Enfin, la commission des affaires économiques de l'Assemblée nationale a mis en place, début octobre, une mission d'information sur la Net-neutralité, présidée par Laure de la Raudière, dont les conclusions devraient prochainement être publiées. La présidente de la mission, également rapporteure pour avis du présent texte à l'Assemblée nationale, a déposé un amendement lors de l'examen du texte à l'Assemblée nationale proposant de compléter l'article L. 33-1 du CPCE en vue de soumettre l'exploitation de réseau de communications électroniques ouverts au public au respect de conditions portant sur la neutralité dans ses aspects économique et politique.

Bien que précisant dans son exposé des motifs que des mesures législatives plus précises seraient proposées, le cas échéant, à l'issue du travail mené par la mission d'information qu'elle préside sur la neutralité de l'Internet et des réseaux, et que le pouvoir réglementaire déterminerait les mesures d'application nécessaires, l'auteure de l'amendement a finalement préféré le retirer , à la demande du Gouvernement, dans l'attente de la publication de ces travaux.

C. Les propositions de votre commission

Votre commission a bien pris acte des différents travaux menés ou en cours sur la problématique de la neutralité des réseaux. Elle estime cependant que le sujet, dont l'actualité et les enjeux sont croissants, est désormais suffisamment « mûr » pour compléter le dispositif communautaire par une mesure simple et consensuelle qui garantisse le principe de non discrimination comme un objectif de régulation .

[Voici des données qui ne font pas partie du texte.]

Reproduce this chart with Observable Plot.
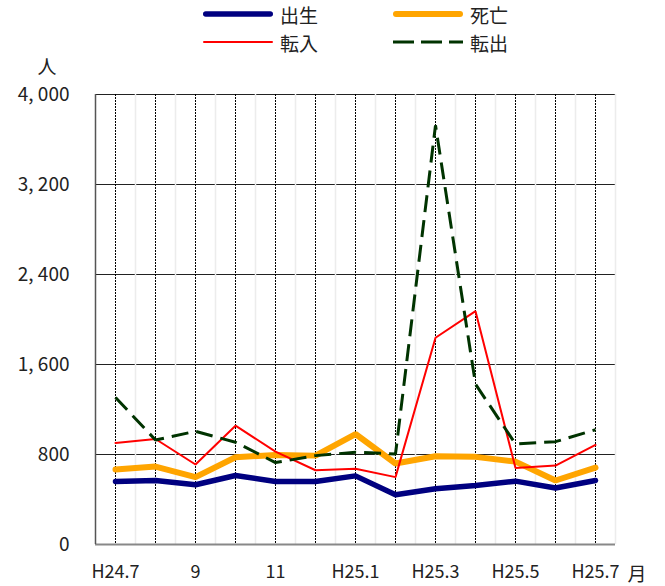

En effet, si les quelques dispositions traitant du sujet au sein du « paquet télécoms » lui semblent devoir être accueillies favorablement, elles ne lui paraissent pas suffisantes , en revanche, pour donner réellement au régulateur national les moyens incontestables d'intervenir en cas de traitement différencié entre opérateurs et fournisseurs de contenus sur l'acheminement du trafic.

Aussi votre proposition vous propose, sans plus attendre, d'adopter un dispositif législatif aussi léger que souple, s'inspirant de propositions déjà avancées, de nature à prévenir ou empêcher de telles pratiques, et garantir ainsi un usage libre et neutre des réseaux. Ceci en modifiant l' article L. 32-1 du CPCE .

En l'état, cet article habilite le ministre chargé des communications électroniques et l'ARCEP à veiller à un certain nombre mission d'intérêt public. Parmi celles-ci, il est fait état de certains éléments ayant à voir avec le concept de neutralité des réseaux , soit :

- « la définition de conditions d'accès aux réseaux ouverts au public et d'interconnexion de ces réseaux qui garantissent la possibilité pour tous les utilisateurs de communiquer librement et l'égalité des conditions de la concurrence » (4°) ;

- « le respect par les opérateurs de communications électroniques (...) du principe de neutralité au regard du contenu des messages transmis (...) » (5°) ;

- « l'absence de discrimination, dans des circonstances analogues, dans le traitement des opérateurs » (9°).

Cependant, il n'est pas fait état d'un pouvoir explicite pour ces autorités, et plus spécifiquement pour l'ARCEP, d'intervenir en cas de non respect du principe de neutralité par les opérateurs ou par les fournisseurs de services de communications au public en ligne pour l'acheminement du trafic et l'accès à ces services.

C'est en vue de prévoir un tel pouvoir que la commission a adopté l'amendement créant dans cet article L. 32-1 créant un 4° bis à cet effet.

Votre commission a adopté cet article additionnel ainsi rédigé.